Create a sign-up magnet
Again, if you are using a self-hosted site – you’ll need to set up your own sign-up newsletter (mailchimp is my personal favorite). Unfortunately, I find that it’s a little harder to get sign-ups versus the regular wordpress.com blog. But the good news is that more people are willing to sign up for your blog if you offer them something that other blogs don’t…free printable quote, a 7 day bible study, an e book, or a how-to guide…they are all great ideas. It encourages them to sign up.
Increasing blog traffic
–Create a great title! Come on – judging by the photos above, which would you rather read? Good pictures and fonts go a long way, but so does the title.
–Guest blog. It drives new traffic to your site & it forces you to fine tune your content. Spend an afternoon searching for blogs you like and pitch them an article idea. Offer them a guest spot on your own blog as well. You never know, you might become best (online) friends with a fellow blogger.
–Join an online blogging community. Most of them allow you to chat with other bloggers, share your best posts, ask for advice, and you’ll be able to find a lot of willing guest bloggers. I HIGHLY recommend it. I recommend joining The Peony Project but there are plenty of other groups out there.
–Interview another blogger or someone who relates to your niche, teach an e-course with a fellow blogger (or make a printable bible study), host social media challenges together, or join in on a giveaway together.
–Interact on social media! Use 30% of your media time to promote and share your own content. Use 70% of your media time to promote, share, and interact with other people’s content.
–Know your readers. This probably won’t be usable advice for a few months after you create your blog – but know your readers. I did a marriage series on the site that took two months. It was great. I brought in tons of new readers. But I also ended up losing readers because 30 posts about marriage was not relevant to them. At least once a year, I highly recommend doing a reader survey through Google forms or survey monkey. I did one recently – feel free to check out the questions I asked.
–Host a Facebook or Twitter party
–Respond to comments and emails. Readers love interactive bloggers. When you don’t reply, you seem like your too busy or too important to reply to subscribers. Be you, be nice, and represent your blog.
–Host giveaways. All of my giveaways have been possible because I went out and searched for a willing shop. I looked through Etsy and found items that I love or have bought in the past, and I email the shop owners. I tell them who I am, I tell them that I would love a item donation for a giveaway, and I give them a free month of advertising. Almost everyone I email says yes.
–Don’t be that person with 40+ advertising buttons on their blog. Have a limit. No body wants to scroll for hours while glancing at various items or businesses. They won’t click it. You will get clicks if you have just a few really good products.
Tips from fellow bloggers
–Don’t compare yourself to other bloggers. The only thing you should focus on is making your blog better than the previous month.
-“I wish I had known that I needed a thick skin. People can be mean and competitive. You have to realize that not everyone will like you.” (advice given from It Starts With Coffee).

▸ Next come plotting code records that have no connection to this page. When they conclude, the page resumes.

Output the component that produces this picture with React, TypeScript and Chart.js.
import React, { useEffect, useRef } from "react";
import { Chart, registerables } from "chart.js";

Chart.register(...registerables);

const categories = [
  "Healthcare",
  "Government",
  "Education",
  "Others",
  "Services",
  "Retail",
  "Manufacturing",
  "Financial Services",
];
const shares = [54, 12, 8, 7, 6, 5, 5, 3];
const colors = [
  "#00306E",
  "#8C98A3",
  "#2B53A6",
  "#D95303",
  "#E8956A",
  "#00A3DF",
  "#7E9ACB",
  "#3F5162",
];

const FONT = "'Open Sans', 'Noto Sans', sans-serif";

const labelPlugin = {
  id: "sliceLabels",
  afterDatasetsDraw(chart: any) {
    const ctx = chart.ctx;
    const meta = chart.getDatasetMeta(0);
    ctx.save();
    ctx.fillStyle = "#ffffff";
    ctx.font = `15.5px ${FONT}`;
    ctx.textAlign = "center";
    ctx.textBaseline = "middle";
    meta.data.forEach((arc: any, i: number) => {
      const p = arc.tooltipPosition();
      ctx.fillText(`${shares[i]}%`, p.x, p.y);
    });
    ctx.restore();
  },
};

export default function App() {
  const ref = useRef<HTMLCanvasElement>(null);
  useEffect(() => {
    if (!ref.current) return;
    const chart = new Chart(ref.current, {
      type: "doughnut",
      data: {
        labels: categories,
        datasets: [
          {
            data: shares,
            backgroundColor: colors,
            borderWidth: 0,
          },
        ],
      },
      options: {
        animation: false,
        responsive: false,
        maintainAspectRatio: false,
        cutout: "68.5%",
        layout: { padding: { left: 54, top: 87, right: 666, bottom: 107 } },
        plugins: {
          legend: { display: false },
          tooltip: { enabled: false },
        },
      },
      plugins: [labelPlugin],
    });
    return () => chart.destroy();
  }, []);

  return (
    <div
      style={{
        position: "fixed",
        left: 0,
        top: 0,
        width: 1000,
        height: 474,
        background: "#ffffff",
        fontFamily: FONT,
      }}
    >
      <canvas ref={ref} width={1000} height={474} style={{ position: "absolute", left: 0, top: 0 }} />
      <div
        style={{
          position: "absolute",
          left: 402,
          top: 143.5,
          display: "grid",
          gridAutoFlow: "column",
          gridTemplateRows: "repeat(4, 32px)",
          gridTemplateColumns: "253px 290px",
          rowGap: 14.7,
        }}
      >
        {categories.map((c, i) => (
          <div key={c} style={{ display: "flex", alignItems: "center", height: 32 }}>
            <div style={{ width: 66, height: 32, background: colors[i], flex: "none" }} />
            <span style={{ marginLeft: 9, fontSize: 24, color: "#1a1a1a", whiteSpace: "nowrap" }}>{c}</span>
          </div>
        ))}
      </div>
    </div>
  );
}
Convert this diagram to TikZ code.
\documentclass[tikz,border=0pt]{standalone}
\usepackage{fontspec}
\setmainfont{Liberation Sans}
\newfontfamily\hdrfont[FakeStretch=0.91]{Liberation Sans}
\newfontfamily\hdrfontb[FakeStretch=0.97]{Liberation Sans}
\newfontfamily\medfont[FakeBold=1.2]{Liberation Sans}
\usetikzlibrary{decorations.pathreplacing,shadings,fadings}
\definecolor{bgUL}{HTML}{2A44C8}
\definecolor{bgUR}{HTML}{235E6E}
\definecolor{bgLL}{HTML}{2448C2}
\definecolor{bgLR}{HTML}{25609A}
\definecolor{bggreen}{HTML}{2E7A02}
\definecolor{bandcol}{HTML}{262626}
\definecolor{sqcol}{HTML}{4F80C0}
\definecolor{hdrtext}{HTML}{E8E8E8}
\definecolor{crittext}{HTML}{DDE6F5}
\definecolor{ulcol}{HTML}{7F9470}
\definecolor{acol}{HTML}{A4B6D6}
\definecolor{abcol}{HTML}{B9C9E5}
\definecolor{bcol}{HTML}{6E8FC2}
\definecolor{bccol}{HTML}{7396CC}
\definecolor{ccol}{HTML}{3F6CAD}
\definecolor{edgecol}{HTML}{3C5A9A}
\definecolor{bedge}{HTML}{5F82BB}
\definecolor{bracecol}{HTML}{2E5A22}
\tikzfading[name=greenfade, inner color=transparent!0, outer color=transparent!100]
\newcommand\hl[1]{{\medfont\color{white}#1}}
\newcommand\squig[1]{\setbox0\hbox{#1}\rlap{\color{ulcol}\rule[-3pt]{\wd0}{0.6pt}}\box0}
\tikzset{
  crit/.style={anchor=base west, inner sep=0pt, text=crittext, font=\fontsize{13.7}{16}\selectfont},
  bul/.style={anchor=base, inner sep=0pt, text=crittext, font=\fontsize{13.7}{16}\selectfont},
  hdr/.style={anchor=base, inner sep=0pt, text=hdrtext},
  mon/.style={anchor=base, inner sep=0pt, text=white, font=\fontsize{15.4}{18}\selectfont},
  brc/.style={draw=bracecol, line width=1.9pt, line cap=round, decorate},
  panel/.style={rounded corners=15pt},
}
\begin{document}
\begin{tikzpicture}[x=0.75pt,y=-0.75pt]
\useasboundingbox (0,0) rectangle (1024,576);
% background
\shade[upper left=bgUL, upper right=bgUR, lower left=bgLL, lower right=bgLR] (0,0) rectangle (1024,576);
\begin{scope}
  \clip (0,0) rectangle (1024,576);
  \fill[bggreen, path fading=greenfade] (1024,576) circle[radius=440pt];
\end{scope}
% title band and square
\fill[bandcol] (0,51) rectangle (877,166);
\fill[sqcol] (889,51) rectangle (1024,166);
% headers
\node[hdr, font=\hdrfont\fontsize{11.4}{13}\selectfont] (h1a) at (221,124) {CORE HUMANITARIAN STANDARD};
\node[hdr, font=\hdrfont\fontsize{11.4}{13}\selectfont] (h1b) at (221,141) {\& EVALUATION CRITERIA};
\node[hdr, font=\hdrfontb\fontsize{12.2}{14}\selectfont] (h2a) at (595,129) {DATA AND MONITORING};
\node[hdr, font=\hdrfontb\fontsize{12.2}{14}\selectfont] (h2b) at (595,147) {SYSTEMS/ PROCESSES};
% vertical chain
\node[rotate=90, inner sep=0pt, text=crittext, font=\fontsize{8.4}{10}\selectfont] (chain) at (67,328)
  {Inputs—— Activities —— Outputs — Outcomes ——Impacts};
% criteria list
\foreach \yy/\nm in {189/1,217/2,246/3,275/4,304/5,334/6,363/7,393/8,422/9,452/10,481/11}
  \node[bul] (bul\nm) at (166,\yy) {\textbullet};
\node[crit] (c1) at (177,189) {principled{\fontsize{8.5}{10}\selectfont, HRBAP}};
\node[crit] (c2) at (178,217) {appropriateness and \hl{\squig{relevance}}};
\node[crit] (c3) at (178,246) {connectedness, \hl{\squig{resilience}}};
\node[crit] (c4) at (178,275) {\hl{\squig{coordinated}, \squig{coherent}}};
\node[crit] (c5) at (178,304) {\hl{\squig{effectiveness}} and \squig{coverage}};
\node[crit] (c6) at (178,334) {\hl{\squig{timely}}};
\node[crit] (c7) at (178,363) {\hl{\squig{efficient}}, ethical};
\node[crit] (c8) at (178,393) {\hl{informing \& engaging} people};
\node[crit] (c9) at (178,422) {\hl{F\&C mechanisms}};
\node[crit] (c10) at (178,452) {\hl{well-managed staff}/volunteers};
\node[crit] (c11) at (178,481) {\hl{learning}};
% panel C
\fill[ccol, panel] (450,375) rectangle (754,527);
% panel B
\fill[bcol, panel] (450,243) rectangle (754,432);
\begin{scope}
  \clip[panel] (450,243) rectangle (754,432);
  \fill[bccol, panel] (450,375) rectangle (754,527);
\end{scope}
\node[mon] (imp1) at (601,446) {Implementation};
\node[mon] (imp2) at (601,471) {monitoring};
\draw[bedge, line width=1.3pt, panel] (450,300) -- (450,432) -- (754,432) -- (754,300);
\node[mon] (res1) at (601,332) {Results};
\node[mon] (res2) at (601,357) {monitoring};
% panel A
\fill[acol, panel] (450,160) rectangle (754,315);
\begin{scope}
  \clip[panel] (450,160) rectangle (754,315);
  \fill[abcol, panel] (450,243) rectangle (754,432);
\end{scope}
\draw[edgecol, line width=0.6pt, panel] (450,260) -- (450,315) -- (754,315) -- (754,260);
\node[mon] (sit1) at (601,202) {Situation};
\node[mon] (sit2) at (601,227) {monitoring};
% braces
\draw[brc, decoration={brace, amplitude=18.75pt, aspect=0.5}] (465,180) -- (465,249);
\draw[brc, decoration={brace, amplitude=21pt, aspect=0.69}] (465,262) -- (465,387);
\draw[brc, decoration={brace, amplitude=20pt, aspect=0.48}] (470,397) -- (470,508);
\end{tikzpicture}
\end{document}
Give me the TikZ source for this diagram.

-“I wish I knew just how much work goes into becoming successful and what it takes to create great content – also how worth it it would be! For content ideas I’ve found my favorite resource to be other bloggers’ “post ideas” blog posts. Choosing a topic from someones list that they took time to write means its a topic that’s in demand and something your readers are likely to want to read, share, come back to, etc. Creating your own backgrounds for blog post pictures is so important too!” –Daily Dose of Design
–Stick with it! Don’t give up after a few weeks or even a few months. Work at it. You’ll develop your own style and the blog will be a great representation of you after many trials and errors.
Following these steps will guarantee blog success. If you have any questions, feel free to ask them in the comment section. Good luck!